Amani Burke walked into her postgame press conference with a blank look on her face.

She was frustrated — and rightfully so — with the lack of shots falling for Ohio on Wednesday night. 

The Bobcats shot 15 percent from 3-point range and struggled to find a rhythm shooting from the outside, but scored points around the basket to keep them within striking distance of Buffalo. 

The Bobcats came up short, however, in their 67-63 loss in The Convo.

“At times, yes,” Burke said regarding feeling good about the team despite its 3-3 conference record. “At times, no. I feel like there’s never a perfect game.”

Led by Burke, Ohio was supposed to be an elite shooting team this season. For chunks of the season, it has been. The Bobcats average 7.8 made 3-pointers per game. But against Buffalo, they made just three, their lowest output of the season.

The points in the paint, which was pegged to be the weak-link for the guard-heavy Bobcats, carried them to a 52-50 lead at the end of the third quarter lead. 

They outscored the Bulls 36-28 in the paint. Layups and dribble-drives to the rim came easy for the Bobcats.

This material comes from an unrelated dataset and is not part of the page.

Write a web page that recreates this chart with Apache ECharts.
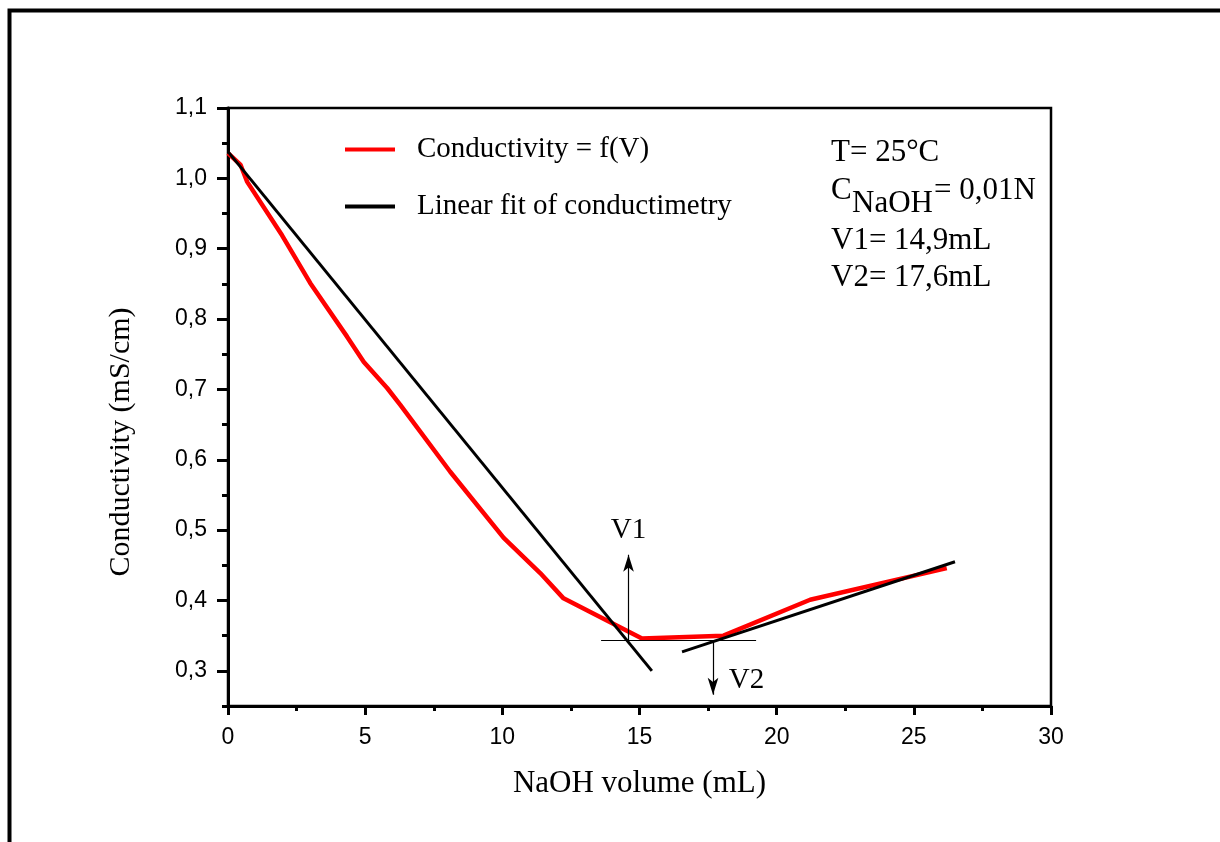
<!DOCTYPE html>
<html>
<head>
<meta charset="utf-8">
<script src="https://cdn.jsdelivr.net/npm/echarts@6/dist/echarts.min.js"></script>
<style>
  html, body { margin: 0; padding: 0; background: #fff; }
  #chart { width: 1220px; height: 842px; }
</style>
</head>
<body>
<div id="chart"></div>
<script>
// measured conductivity curve
const volume = [0, 0.46, 0.7, 1.97, 3.0, 4.34, 4.95, 5.8, 6.28, 8.1, 10.05, 11.38, 12.23, 15.09, 18.06, 21.22, 26.2];
const conductivity = [1.036, 1.019, 0.995, 0.919, 0.851, 0.775, 0.739, 0.702, 0.678, 0.583, 0.489, 0.439, 0.403, 0.346, 0.350, 0.401, 0.446];

// the two linear fits
const fit1X = [0, 15.45];
const fit1Y = [1.038, 0.300];
const fit2X = [16.55, 26.5];
const fit2Y = [0.327, 0.455];

// equivalence points guides
const guideLevel = 0.343;
const guideFrom = 13.6, guideTo = 19.25;
const v1X = 14.6, v1Top = 0.465;
const v2X = 17.68, v2Bottom = 0.266;
const guideLabels = [[14.6, 0.500, 'V1'], [18.9, 0.287, 'V2']];

// ticks
const yMajor = [0.3, 0.4, 0.5, 0.6, 0.7, 0.8, 0.9, 1.0, 1.1];
const yMinor = [0.25, 0.35, 0.45, 0.55, 0.65, 0.75, 0.85, 0.95, 1.05];

const serif = '"Liberation Serif", "Times New Roman", serif';
const sans = '"Liberation Sans", Arial, sans-serif';

const zip = (xs, ys) => xs.map((x, i) => [x, ys[i]]);

const chartDom = document.getElementById('chart');
const chart = echarts.init(chartDom);

const note = (x, y, text) => ({
    type: 'text', x: x, y: y,
    style: { text: text, font: '31px ' + serif, fill: '#000', verticalAlign: 'middle' }
});

chart.setOption({
    animation: false,
    backgroundColor: '#fff',
    grid: {
        left: 228, right: 169, top: 108, bottom: 136,
        show: true, borderColor: '#000', borderWidth: 2.5
    },
    legend: {
        left: 340, top: 130, orient: 'vertical',
        itemWidth: 50, itemHeight: 4, itemGap: 28, icon: 'rect',
        data: ['Conductivity = f(V)', 'Linear fit of conductimetry'],
        textStyle: { fontFamily: serif, fontSize: 29, color: '#000', padding: [0, 0, 0, 17] }
    },
    xAxis: {
        type: 'value', min: 0, max: 30, interval: 5,
        name: 'NaOH volume (mL)', nameLocation: 'middle', nameGap: 62,
        nameTextStyle: { fontFamily: serif, fontSize: 31, color: '#000' },
        axisLine: { show: true, lineStyle: { color: '#000', width: 3 } },
        axisTick: { show: true, inside: false, length: 9, lineStyle: { color: '#000', width: 3 } },
        minorTick: { show: true, splitNumber: 2, length: 5, lineStyle: { color: '#000', width: 3 } },
        axisLabel: { fontFamily: sans, fontSize: 23, color: '#000', margin: 20 },
        splitLine: { show: false }
    },
    yAxis: [{
        type: 'value', min: 0.25, max: 1.1, position: 'left',
        name: 'Conductivity (mS/cm)', nameLocation: 'middle', nameGap: 92,
        nameTextStyle: { fontFamily: serif, fontSize: 30, color: '#000', padding: [0, 70, 0, 0] },
        axisLine: { show: true, lineStyle: { color: '#000', width: 3 } },
        axisTick: { show: true, length: 11, customValues: yMajor, lineStyle: { color: '#000', width: 3 } },
        axisLabel: {
            fontFamily: sans, fontSize: 23, color: '#000', margin: 21, customValues: yMajor,
            formatter: v => v.toFixed(1).replace('.', ',')
        },
        splitLine: { show: false }
    }, {
        type: 'value', min: 0.25, max: 1.1, position: 'left',
        axisLine: { show: false },
        axisTick: { show: true, length: 6, customValues: yMinor, lineStyle: { color: '#000', width: 3 } },
        axisLabel: { show: false },
        splitLine: { show: false }
    }],
    graphic: [
        {
            type: 'rect', silent: true, z: 100,
            shape: { x: 9.5, y: 10.5, width: 1400, height: 1000 },
            style: { fill: 'none', stroke: '#000', lineWidth: 4 }
        },
        note(831, 153, 'T= 25°C'),
        note(831, 191, 'C'),
        note(852, 204, 'NaOH'),
        note(934, 191, '= 0,01N'),
        note(831, 241, 'V1= 14,9mL'),
        note(831, 278, 'V2= 17,6mL')
    ],
    series: [
        {
            name: 'Conductivity = f(V)', type: 'line', symbol: 'none',
            data: zip(volume, conductivity),
            lineStyle: { color: '#ff0000', width: 4.5 }, itemStyle: { color: '#ff0000' }, z: 3
        },
        {
            name: 'Linear fit of conductimetry', type: 'line', symbol: 'none',
            data: zip(fit1X, fit1Y),
            lineStyle: { color: '#000', width: 3 }, itemStyle: { color: '#000' }, z: 4
        },
        {
            name: 'Linear fit of conductimetry', type: 'line', symbol: 'none',
            data: zip(fit2X, fit2Y),
            lineStyle: { color: '#000', width: 3 }, itemStyle: { color: '#000' }, z: 4
        },
        {
            name: 'guides', type: 'line', data: [], silent: true,
            markLine: {
                silent: true, animation: false,
                symbol: ['none', 'arrow'], symbolSize: [8, 17],
                label: { show: false },
                lineStyle: { color: '#000', width: 1.2, type: 'solid' },
                emphasis: { disabled: true },
                data: [
                    [{ coord: [guideFrom, guideLevel], symbol: 'none' }, { coord: [guideTo, guideLevel], symbol: 'none' }],
                    [{ coord: [v1X, guideLevel] }, { coord: [v1X, v1Top] }],
                    [{ coord: [v2X, guideLevel] }, { coord: [v2X, v2Bottom] }]
                ]
            }
        },
        {
            name: 'guideLabels', type: 'custom', silent: true,
            data: guideLabels,
            renderItem: function (params, api) {
                const pt = api.coord([api.value(0), api.value(1)]);
                return {
                    type: 'text', x: pt[0], y: pt[1],
                    style: {
                        text: guideLabels[params.dataIndex][2],
                        font: '29px ' + serif, fill: '#000',
                        align: 'center', verticalAlign: 'middle'
                    }
                };
            }
        }
    ]
});
</script>
</body>
</html>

And for a two and a half-minute stretch, it seemed like the 3-pointers were going to start falling. Burke, Gabby Burris and Katie Barker all made a 3-pointer and the Bobcats had the lead. But that was all Ohio could muster from behind the 3-point arc; it missed its final six 3s.

When asked after the game what allowed Ohio to knock down those shots in the third quarter that didn’t fall the majority of the game, coach Bob Boldon kept his answer short.

“The shots went in,” Boldon said.

But the missed shots didn’t stop the Bobcats from staying in the game late. Defensively, they forced five turnovers and held the Bulls to 4-of-12 shooting in the fourth quarter. 

“Our inability to make shots has at times almost slowed our offense down to a complete stop,” Boldon said. “I think our players deserve a lot of credit for continuing to fight through that, continuing to get defensive stops and continuing to run offense and get shots.”

Those shots weren’t jump shots, though. Eight of Ohio’s 11 points in the fourth quarter came from layups; the other three were free throws.

Burke knows there will be nights where the outside shots simply won’t fall. When that happens, it’s about finding other ways to compete in and win games.

“We’re not going to pout about (being 3-of-3 in conference) and just be down,” Burke said. “We’re just going to keep getting ready for the next teams.”